12. The first WTRU of claim 11, wherein the UCI further indicates an intended number of transmissions by the first WTRU in the COT.

13. The first WTRU of claim 11, wherein the UCI further indicates one or more reserved sub-channels within the COT.

14. The first WTRU of claim 11, wherein the UCI further indicates one or more reserved interlaces within the COT.

15. The first WTRU of claim 11, wherein the processor is further configured to determine, based on a buffer status and the COT starting time, whether the first WTRU will share the COT; and wherein the transceiver and the processor are further configured to provide, based on a determination to share the COT, a COT sharing suggestion to the base station.

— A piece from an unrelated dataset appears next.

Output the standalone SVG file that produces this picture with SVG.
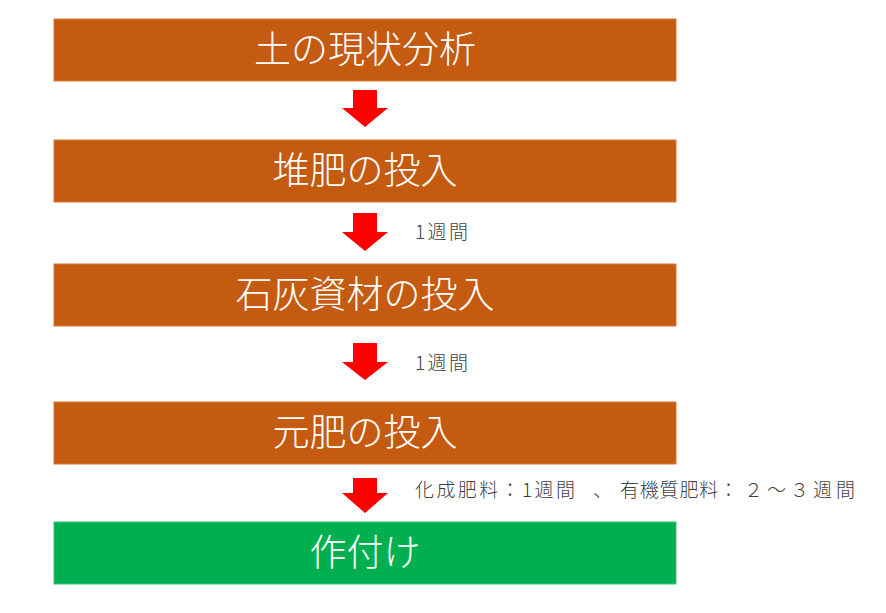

16. The first WTRU of claim 15, wherein the transceiver is further configured to receive a COT sharing confirmation validating the COT sharing suggestion provided by the first WTRU.

17. The first WTRU of claim 11, wherein the transceiver and the processor are further configured to initiate the COT, wherein the COT is initiated at the COT starting time and lasts for a COT duration, and wherein the first WTRU occupies the sidelink unlicensed channel during the COT.

18. The first WTRU of claim 17, wherein the transceiver and the processor are further configured to monitor one or more physical sidelink feedback channel (PSFCH) transmissions of one or more second WTRUs sharing the COT initiated by the first WTRU.

19. The first WTRU of claim 18, wherein the transceiver and the processor are configured to report, to the base station, sidelink hybrid automatic repeat request (HARQ) acknowledgement (ACK) feedback from the one or more PSFCH transmissions of the one or more second WTRUs sharing the COT initiated by the first WTRU.

20. The first WTRU of claim 11, wherein the first WTRU is a transmitter (Tx) WTRU.